→ **Given request**
Repeat exactly, and only, the lines from the one that contains "Reproduce this chart" to the one that contains "import matplotlib.pyplot as plt", both ends included. Omit every picture.

━━━ Task inputs

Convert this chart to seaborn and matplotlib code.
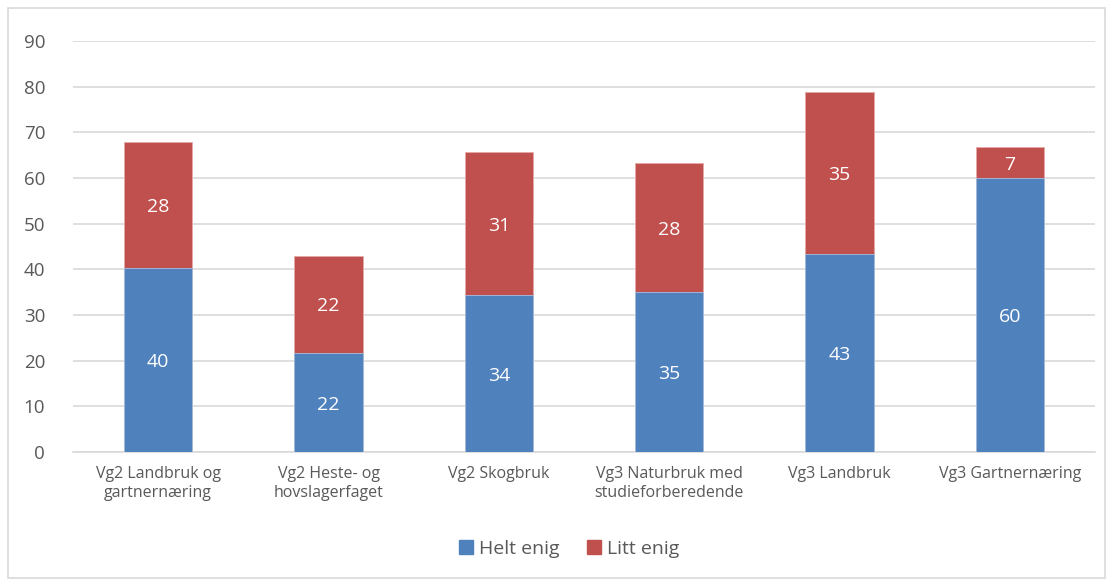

━━━━━━
━━━ Task inputs

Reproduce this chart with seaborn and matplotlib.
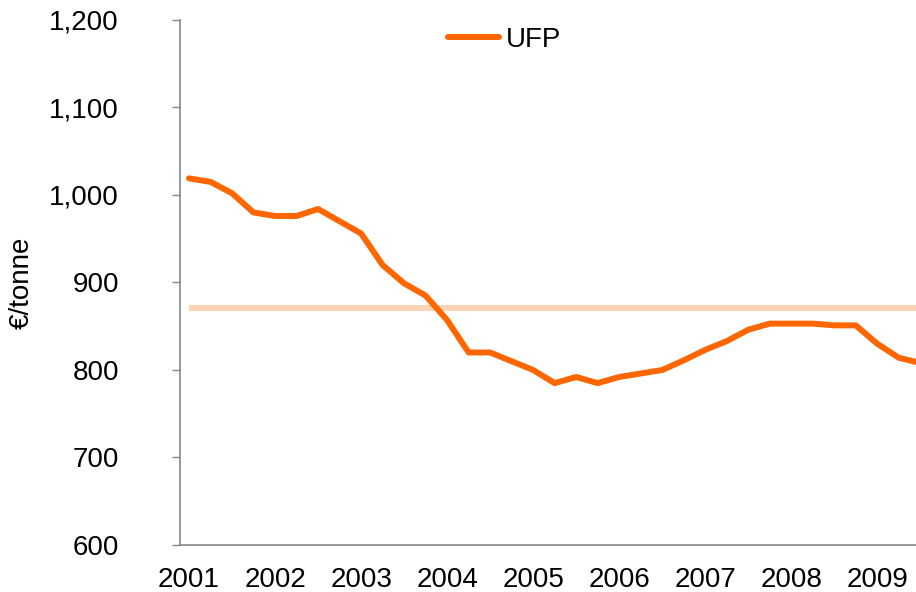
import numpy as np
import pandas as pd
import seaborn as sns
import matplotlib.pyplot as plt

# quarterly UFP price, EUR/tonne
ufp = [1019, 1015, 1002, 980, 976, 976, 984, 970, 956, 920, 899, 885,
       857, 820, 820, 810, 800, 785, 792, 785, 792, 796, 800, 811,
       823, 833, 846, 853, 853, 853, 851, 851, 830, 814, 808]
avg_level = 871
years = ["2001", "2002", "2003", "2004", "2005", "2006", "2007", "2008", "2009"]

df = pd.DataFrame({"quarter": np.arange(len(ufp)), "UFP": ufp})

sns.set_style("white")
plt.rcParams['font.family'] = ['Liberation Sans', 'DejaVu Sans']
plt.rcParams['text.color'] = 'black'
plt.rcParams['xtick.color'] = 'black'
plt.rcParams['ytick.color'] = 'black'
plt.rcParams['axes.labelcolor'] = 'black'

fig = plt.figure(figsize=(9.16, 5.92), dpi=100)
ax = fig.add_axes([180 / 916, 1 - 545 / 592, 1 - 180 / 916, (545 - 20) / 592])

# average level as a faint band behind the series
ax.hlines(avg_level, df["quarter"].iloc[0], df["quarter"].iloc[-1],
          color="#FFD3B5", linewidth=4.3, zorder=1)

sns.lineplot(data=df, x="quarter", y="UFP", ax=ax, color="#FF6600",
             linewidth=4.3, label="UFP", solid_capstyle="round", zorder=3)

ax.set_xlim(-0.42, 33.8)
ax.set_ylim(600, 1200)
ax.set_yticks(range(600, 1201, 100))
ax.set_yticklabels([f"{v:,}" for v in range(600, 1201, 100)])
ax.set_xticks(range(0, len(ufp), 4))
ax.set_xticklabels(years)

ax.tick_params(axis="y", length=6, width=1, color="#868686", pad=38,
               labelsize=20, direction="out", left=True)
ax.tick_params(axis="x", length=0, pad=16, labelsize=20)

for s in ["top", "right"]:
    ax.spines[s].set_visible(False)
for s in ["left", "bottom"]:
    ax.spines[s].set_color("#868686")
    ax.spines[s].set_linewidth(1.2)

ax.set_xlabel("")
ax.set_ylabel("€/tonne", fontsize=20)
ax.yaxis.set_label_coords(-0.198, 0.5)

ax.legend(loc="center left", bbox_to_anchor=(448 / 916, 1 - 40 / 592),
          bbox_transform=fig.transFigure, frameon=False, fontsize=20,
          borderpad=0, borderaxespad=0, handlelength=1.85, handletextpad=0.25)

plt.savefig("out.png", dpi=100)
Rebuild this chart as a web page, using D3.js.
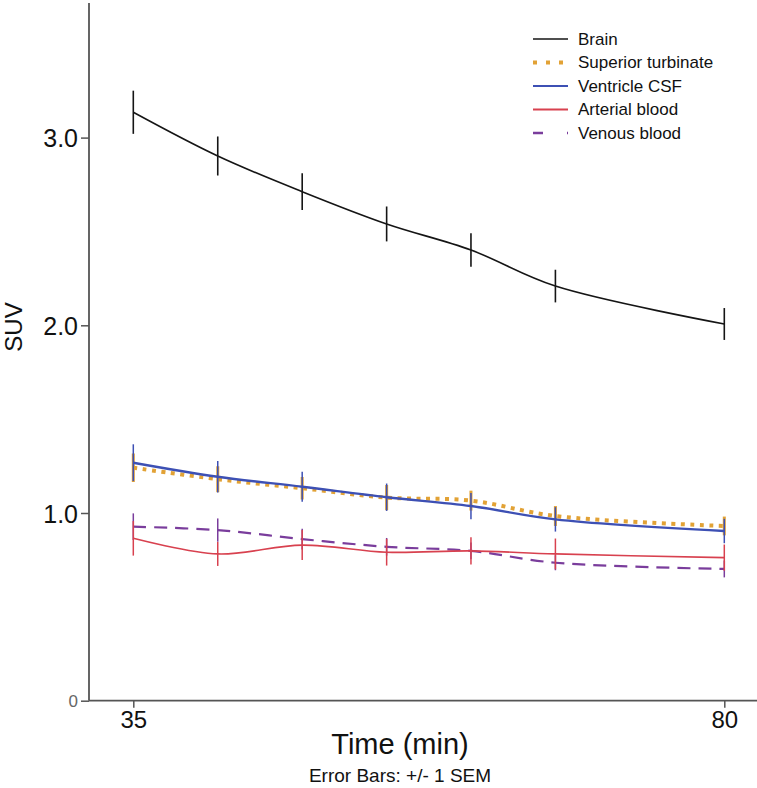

━━━━━━
━━━ Task inputs

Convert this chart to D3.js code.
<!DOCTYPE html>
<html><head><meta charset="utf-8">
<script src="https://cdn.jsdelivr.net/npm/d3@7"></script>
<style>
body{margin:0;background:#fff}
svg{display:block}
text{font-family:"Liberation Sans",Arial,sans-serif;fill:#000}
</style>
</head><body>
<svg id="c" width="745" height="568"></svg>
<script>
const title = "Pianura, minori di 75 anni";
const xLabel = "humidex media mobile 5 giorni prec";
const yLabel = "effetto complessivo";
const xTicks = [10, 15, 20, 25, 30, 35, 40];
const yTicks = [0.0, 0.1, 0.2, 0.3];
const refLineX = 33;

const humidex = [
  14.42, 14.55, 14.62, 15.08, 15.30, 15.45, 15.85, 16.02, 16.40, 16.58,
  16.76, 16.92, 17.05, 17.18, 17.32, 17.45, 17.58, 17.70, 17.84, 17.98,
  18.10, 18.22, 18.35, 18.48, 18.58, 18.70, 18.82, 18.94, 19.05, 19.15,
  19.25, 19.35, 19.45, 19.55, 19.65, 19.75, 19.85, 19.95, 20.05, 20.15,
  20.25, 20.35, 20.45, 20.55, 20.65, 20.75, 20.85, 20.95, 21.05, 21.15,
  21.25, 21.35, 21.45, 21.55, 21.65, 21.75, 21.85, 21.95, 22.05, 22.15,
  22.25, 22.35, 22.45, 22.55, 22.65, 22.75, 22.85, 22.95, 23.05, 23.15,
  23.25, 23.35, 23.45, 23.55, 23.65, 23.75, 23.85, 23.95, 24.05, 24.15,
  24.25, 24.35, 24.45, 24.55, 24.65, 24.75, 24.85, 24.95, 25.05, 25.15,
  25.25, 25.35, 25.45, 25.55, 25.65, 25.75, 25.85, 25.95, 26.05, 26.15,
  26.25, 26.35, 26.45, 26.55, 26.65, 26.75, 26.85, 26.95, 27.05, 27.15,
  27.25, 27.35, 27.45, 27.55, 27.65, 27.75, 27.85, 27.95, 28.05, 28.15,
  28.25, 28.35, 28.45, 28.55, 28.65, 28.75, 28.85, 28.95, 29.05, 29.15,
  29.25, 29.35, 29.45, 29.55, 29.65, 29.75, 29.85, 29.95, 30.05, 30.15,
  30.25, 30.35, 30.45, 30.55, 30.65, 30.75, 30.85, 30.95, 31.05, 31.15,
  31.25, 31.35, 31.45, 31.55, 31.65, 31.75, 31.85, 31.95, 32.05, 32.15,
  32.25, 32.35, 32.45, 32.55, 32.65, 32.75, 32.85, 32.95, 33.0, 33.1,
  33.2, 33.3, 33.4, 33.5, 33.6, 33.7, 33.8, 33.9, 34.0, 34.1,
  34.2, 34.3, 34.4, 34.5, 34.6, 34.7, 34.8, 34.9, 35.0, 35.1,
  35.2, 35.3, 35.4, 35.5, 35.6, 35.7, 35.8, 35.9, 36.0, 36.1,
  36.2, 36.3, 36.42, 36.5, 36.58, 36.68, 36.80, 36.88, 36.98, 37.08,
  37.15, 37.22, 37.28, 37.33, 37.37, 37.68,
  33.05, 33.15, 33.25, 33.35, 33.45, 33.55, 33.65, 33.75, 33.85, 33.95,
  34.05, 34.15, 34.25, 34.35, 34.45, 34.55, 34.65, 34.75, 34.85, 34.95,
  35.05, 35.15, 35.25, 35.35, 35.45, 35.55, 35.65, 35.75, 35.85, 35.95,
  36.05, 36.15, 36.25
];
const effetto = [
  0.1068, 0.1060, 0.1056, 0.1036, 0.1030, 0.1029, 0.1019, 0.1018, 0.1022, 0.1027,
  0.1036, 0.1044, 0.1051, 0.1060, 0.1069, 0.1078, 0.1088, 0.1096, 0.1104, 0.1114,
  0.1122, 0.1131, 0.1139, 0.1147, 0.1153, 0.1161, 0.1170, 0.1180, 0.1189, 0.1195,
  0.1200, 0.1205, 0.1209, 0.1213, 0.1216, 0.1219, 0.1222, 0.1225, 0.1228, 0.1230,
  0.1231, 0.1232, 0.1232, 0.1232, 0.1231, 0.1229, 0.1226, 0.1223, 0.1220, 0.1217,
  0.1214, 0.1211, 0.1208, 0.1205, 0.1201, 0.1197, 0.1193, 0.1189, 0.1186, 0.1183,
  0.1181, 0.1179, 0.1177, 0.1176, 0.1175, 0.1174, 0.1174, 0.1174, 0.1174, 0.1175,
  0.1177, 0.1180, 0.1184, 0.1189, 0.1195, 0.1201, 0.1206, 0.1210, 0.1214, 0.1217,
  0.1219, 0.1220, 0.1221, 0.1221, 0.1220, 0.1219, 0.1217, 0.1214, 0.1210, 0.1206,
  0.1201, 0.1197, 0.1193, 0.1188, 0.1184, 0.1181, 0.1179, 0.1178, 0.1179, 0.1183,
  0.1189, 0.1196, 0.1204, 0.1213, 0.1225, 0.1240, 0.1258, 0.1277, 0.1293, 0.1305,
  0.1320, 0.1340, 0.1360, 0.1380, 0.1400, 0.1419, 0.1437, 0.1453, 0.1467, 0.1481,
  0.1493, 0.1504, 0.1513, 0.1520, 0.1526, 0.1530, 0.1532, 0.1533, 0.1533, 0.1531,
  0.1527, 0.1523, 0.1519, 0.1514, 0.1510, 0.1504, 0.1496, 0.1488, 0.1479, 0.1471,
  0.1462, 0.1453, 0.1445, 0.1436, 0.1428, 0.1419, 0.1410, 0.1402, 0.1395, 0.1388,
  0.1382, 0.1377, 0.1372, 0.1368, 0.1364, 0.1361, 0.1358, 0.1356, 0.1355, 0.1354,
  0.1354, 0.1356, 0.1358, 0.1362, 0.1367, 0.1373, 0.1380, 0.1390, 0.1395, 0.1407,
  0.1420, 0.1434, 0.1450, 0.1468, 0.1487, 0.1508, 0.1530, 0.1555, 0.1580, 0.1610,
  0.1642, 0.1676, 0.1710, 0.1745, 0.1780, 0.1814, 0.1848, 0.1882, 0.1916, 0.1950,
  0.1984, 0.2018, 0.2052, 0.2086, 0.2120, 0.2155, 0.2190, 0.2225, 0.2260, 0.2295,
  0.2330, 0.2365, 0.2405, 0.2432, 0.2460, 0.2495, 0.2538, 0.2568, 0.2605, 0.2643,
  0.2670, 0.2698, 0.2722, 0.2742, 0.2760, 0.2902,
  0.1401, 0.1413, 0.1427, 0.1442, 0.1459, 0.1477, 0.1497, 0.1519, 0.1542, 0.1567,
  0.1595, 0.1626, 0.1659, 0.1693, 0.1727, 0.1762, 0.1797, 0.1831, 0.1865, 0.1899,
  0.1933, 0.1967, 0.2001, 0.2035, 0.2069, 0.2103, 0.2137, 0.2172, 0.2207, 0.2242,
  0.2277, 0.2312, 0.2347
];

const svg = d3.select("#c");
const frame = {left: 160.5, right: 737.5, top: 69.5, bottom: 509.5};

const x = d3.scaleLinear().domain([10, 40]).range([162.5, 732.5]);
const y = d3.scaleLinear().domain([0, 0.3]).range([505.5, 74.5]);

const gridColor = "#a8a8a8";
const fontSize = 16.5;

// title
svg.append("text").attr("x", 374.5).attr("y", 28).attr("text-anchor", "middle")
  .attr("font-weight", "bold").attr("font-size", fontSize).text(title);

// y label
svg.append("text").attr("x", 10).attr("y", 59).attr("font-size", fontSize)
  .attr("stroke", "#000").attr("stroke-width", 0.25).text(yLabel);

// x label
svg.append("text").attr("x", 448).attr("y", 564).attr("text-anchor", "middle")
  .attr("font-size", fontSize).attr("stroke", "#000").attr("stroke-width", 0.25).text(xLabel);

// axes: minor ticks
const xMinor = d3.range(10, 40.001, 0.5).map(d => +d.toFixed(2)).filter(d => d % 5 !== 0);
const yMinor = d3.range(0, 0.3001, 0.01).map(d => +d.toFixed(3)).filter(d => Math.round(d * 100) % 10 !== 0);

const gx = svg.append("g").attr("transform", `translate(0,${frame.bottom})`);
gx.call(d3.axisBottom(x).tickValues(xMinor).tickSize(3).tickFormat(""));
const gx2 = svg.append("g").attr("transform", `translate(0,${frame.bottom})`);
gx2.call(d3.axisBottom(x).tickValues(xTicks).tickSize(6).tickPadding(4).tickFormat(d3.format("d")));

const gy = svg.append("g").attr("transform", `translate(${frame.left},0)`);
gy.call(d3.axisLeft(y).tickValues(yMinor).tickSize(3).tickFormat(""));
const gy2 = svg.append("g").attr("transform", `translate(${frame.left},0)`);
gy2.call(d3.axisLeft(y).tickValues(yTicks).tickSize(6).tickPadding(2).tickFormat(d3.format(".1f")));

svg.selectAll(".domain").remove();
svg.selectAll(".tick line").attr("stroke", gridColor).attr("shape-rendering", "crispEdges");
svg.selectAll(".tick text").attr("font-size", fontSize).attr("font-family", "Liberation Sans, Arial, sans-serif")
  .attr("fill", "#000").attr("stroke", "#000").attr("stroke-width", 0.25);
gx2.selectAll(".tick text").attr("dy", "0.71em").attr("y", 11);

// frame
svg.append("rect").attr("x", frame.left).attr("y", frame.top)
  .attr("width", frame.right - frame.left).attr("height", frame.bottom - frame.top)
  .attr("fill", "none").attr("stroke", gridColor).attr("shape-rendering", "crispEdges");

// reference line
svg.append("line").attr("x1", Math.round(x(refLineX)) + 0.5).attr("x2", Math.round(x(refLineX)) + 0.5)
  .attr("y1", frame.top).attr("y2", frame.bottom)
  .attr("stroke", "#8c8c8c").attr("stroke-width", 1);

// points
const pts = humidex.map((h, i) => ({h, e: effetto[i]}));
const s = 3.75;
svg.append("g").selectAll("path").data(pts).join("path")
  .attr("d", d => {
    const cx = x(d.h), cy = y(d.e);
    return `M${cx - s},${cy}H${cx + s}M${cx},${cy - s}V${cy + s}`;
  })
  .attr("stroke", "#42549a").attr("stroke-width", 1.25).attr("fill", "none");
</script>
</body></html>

━━━━━━

→ **Exercise result**
Reproduce this chart with seaborn and matplotlib.
import numpy as np
import pandas as pd
import seaborn as sns
import matplotlib.pyplot as plt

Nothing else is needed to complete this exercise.